About two weeks ahead of the Fed’s decision in November 2010 to launch a major stimulus program known as QE2, Lockhart put about $289,000 in index funds tracking the Russell 1000 (IWF) and S&P 500 (SPX), and another $47,000 in a Vanguard emerging markets fund.
Stocks went on to rally following the announcement of the $600 billion stimulus plan. His disclosure form indicates he held the investments at least through the end of 2010.
Like many other Fed presidents, Lockhart’s assets are managed by a third-party firm. An Atlanta Fed spokeswoman said that Lockhart holds a combination of assets, some of which he directly controls and others which he does not.
Fed employees, like all employees at other government agencies, are restricted from owning shares of companies that they regulate, said Craig Holman government affairs lobbyist for Public Citizen.
Fed presidents are also restricted from selling or buying securities of any kind during the seven days both before the central bank’s policymaking meetings.
Philadelphia’s Charles Plosser was found in violation of that rule in 2007, when he transferred money into mutual funds that he held jointly with his children. Fed letters show that once he realized the error, he notified the Fed’s lawyers, and the mistake quickly prompted the central bank to remind its officials about the blackout period at subsequent meetings.
New York Fed President William Dudley’s assets are perhaps the most controversial, after an investigation by the Government Accountability Office last year revealed a few potential conflicts of interest.
Among Dudley’s assets were 500 shares of AIG (AIG, Fortune 500) and 4,500 shares of General Electric (GE, Fortune 500) that he owned while the Fed was negotiating emergency aid for the insurance giant and the broader financial industry.
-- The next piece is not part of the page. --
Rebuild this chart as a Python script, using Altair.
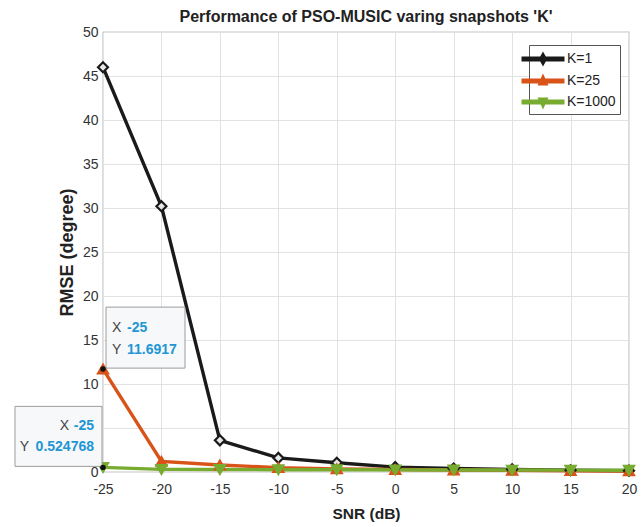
import altair as alt
import pandas as pd

snr = [-25, -20, -15, -10, -5, 0, 5, 10, 15, 20]
series = ["K=1", "K=25", "K=1000"]
rmse_k1 = [46.0, 30.2, 3.6, 1.6, 1.05, 0.55, 0.4, 0.3, 0.2, 0.15]
rmse_k25 = [11.6917, 1.2, 0.8, 0.5, 0.35, 0.28, 0.22, 0.18, 0.15, 0.12]
rmse_k1000 = [0.524768, 0.3, 0.28, 0.26, 0.25, 0.24, 0.23, 0.22, 0.21, 0.2]
colors = ["#1a1a1a", "#d95319", "#77ac30"]
tip_x = [-25, -25]
tip_y = [11.6917, 0.524768]
tip_xtext = ["-25", "-25"]
tip_ytext = ["11.6917", "0.524768"]

rows = []
for name, vals in zip(series, [rmse_k1, rmse_k25, rmse_k1000]):
    for x, y in zip(snr, vals):
        rows.append({"snr": x, "rmse": y, "K": name})
df = pd.DataFrame(rows)

FONT = "Liberation Sans"
xs = alt.Scale(domain=[-25, 20], nice=False, zero=False)
ys = alt.Scale(domain=[0, 50], nice=False)
X = alt.X("snr:Q", scale=xs, title="SNR (dB)",
          axis=alt.Axis(values=snr, labelExpr="'' + datum.value", labelFlush=False))
Y = alt.Y("rmse:Q", scale=ys, title="RMSE (degree)",
          axis=alt.Axis(values=list(range(0, 51, 5)),
                        labelExpr="datum.value == 5 ? '' : '' + datum.value"))
color = alt.Color("K:N", scale=alt.Scale(domain=series, range=colors), sort=series)

base = alt.Chart(df)
lines = base.mark_line(strokeWidth=3.4).encode(x=X, y=Y, color=color.legend(None), order="snr:Q")
points = base.mark_point(size=100, strokeWidth=2.2, opacity=1, filled=False).encode(
    x=X, y=Y,
    stroke=alt.Stroke("K:N", scale=alt.Scale(domain=series, range=colors), legend=None),
    fill=alt.Fill("K:N", scale=alt.Scale(domain=series, range=["#e8e8e8", colors[1], colors[2]]), legend=None),
    shape=alt.Shape("K:N", scale=alt.Scale(domain=series, range=["diamond", "triangle-up", "triangle-down"]), legend=None),
)

# legend symbols: thick line with marker, unit = 10px (size 400); all paths wound clockwise
line_path = "M-2.15,-0.26H2.15V0.26H-2.15Z"
legend_paths = [
    line_path + "M0,-0.75L0.42,0L0,0.75L-0.42,0Z",
    line_path + "M0,-0.75L0.55,0.45H-0.55Z",
    line_path + "M0,0.75L-0.55,-0.45H0.55Z",
]
leg = alt.Legend(title=None, orient="none", legendX=426, legendY=13,
                 symbolSize=400, symbolStrokeWidth=0, symbolOpacity=1,
                 labelFont=FONT, labelFontSize=14, labelColor="#222",
                 strokeColor="#555", fillColor="white", padding=4,
                 rowPadding=4, labelOffset=14)
legend_layer = base.mark_point(size=1, opacity=0, filled=True).encode(
    x=X, y=Y,
    color=alt.Color("K:N", scale=alt.Scale(domain=series, range=colors), sort=series, legend=leg),
    shape=alt.Shape("K:N", scale=alt.Scale(domain=series, range=legend_paths), sort=series, legend=leg),
)

tips = pd.DataFrame({"snr": tip_x, "rmse": tip_y, "xt": tip_xtext, "yt": tip_ytext})
t1 = alt.Chart(tips.iloc[[0]])
t2 = alt.Chart(tips.iloc[[1]])
box_style = dict(fill="#f7f8fa", stroke="#9a9a9a", strokeWidth=1, opacity=0.97)
box1 = t1.mark_rect(xOffset=3, x2Offset=82, yOffset=-62, y2Offset=-1, **box_style).encode(
    x=X, x2="snr:Q", y=Y, y2="rmse:Q")
box2 = t2.mark_rect(xOffset=-88, x2Offset=-1, yOffset=-61, y2Offset=-1, **box_style).encode(
    x=X, x2="snr:Q", y=Y, y2="rmse:Q")
tk = dict(font=FONT, fontSize=14, baseline="middle")
lab_c = "#444"
val_c = "#2196d3"
tip1 = [
    t1.mark_text(align="left", dx=9, dy=-41, color=lab_c, **tk).encode(x=X, y=Y, text=alt.value("X")),
    t1.mark_text(align="left", dx=24, dy=-41, color=val_c, fontWeight="bold", **tk).encode(x=X, y=Y, text="xt:N"),
    t1.mark_text(align="left", dx=9, dy=-19, color=lab_c, **tk).encode(x=X, y=Y, text=alt.value("Y")),
    t1.mark_text(align="left", dx=24, dy=-19, color=val_c, fontWeight="bold", **tk).encode(x=X, y=Y, text="yt:N"),
]
tip2 = [
    t2.mark_text(align="right", dx=-34, dy=-41, color=lab_c, **tk).encode(x=X, y=Y, text=alt.value("X")),
    t2.mark_text(align="right", dx=-9, dy=-41, color=val_c, fontWeight="bold", **tk).encode(x=X, y=Y, text="xt:N"),
    t2.mark_text(align="right", dx=-74, dy=-20, color=lab_c, **tk).encode(x=X, y=Y, text=alt.value("Y")),
    t2.mark_text(align="right", dx=-9, dy=-20, color=val_c, fontWeight="bold", **tk).encode(x=X, y=Y, text="yt:N"),
]
dots = alt.Chart(tips).mark_circle(size=30, color="#111", opacity=1).encode(x=X, y=Y)

chart = alt.layer(lines, points, legend_layer, box1, box2, *tip1, *tip2, dots).resolve_scale(
    shape="independent", color="independent"
).properties(
    width=526, height=440,
    autosize=alt.AutoSizeParams(type="none"),
    padding={"left": 103, "top": 32, "right": 15, "bottom": 55},
    title=alt.Title("Performance of PSO-MUSIC varing snapshots 'K'", font=FONT, fontSize=16,
                    fontWeight="bold", color="#222", offset=0, anchor="middle"),
).configure_view(stroke="#8a8a8a", strokeWidth=1.2).configure_axis(
    grid=True, gridColor="#e2e2e2", gridWidth=1, domain=False, ticks=False,
    labelFont=FONT, labelFontSize=14, labelColor="#333",
    titleFont=FONT, titleFontWeight="bold", titleColor="#222",
).configure_axisX(labelPadding=10, titleFontSize=15.5, titlePadding=10).configure_axisY(
    labelPadding=5, titleFontSize=18, titlePadding=6)

chart.save("out.html", embed_options={"renderer": "svg", "actions": False})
He had acquired the assets before joining the Fed, and by the time the central bank began to weigh measures to assist the financial services industry, it was considered inappropriate for him to sell those shares because of the inside information he possessed.
The Fed instead decided to make him sell the shares at a random date in the future. Dudley unloaded the AIG shares in 2010 and the GE shares in 2011.
Overall, the financial disclosures don’t necessarily offer a complete picture of each Fed member’s total worth.
Dudley, for example, at first appears to own a minimum of $8.6 million in assets. But after the Fed also said Dudley’s $1.45 million in TIPS amount to less than 5% of his assets, it’s clear his portfolio is worth at a minimum, $29 million.